Great Time To Apply Phosphorus and Potassium

Take advantage of good weather after harvest to broadcast nutrients.

Published on: Oct 4, 2013

The late fall forecast still talks about rain and cooler temperatures. If you get crops harvested and have a dealer ready to spread fertilizer, or else have an employee who dos it with your equipment, now may be the time to apply it.

"P and K tend to stay put where you apply them, so there is typically not a lot of risk about loss from fall applications of these nutrients," says Brian Early, a DuPont Pioneer production agronomist in northeast and east-central Indiana. Before his career with Pioneer, Early operated his own business as a crops consultant, doing plenty of soil testing and making lots of fertilizer recommendations.

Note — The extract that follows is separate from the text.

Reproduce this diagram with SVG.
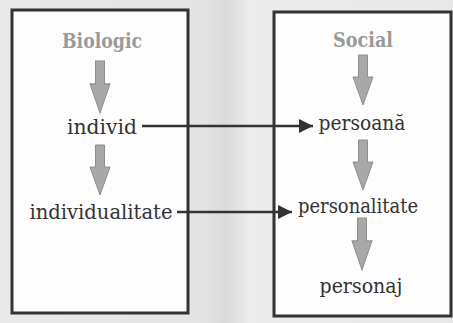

Some ask him if it's OK to apply P and K in the fall even on sloping soils. His answer is typically that it is probably OK, as long as gullies aren't likely to form with big rains. A big rain coming soon after application could cause some loss of P and K even on soils with lesser slope, he notes.

Time to apply: Once crops are harvested and if soils are still dry, its a good time to make fall applications of P and K, Brian Early says.
Time to apply: Once crops are harvested and if soils are still dry, it's a good time to make fall applications of P and K, Brian Early says.

Early observes that more and more customers are tending toward using their yield maps to calculate what the crop removed, and then applying P and K to meet crop removal amounts. Some are using variable-rate application to fine-tune how much they apply in various parts of the field.

He believes that applying based on crop removal is a good option, as long as your soils are in good shape on soil fertility anyway, at least as far as P and K goes. Most Indiana soils naturally tend to be relatively higher on P compared to K levels, but in the end, it depends largely on past fertilizer application practices.

He follows that recommendation with a strong push for routine soil testing to monitor nutrient levels. Often if you're on a soil testing program, each field will be sampled once every three or four years.

"That is a report card on how well you're program of applying to replace amounts removed by crops is working," he says.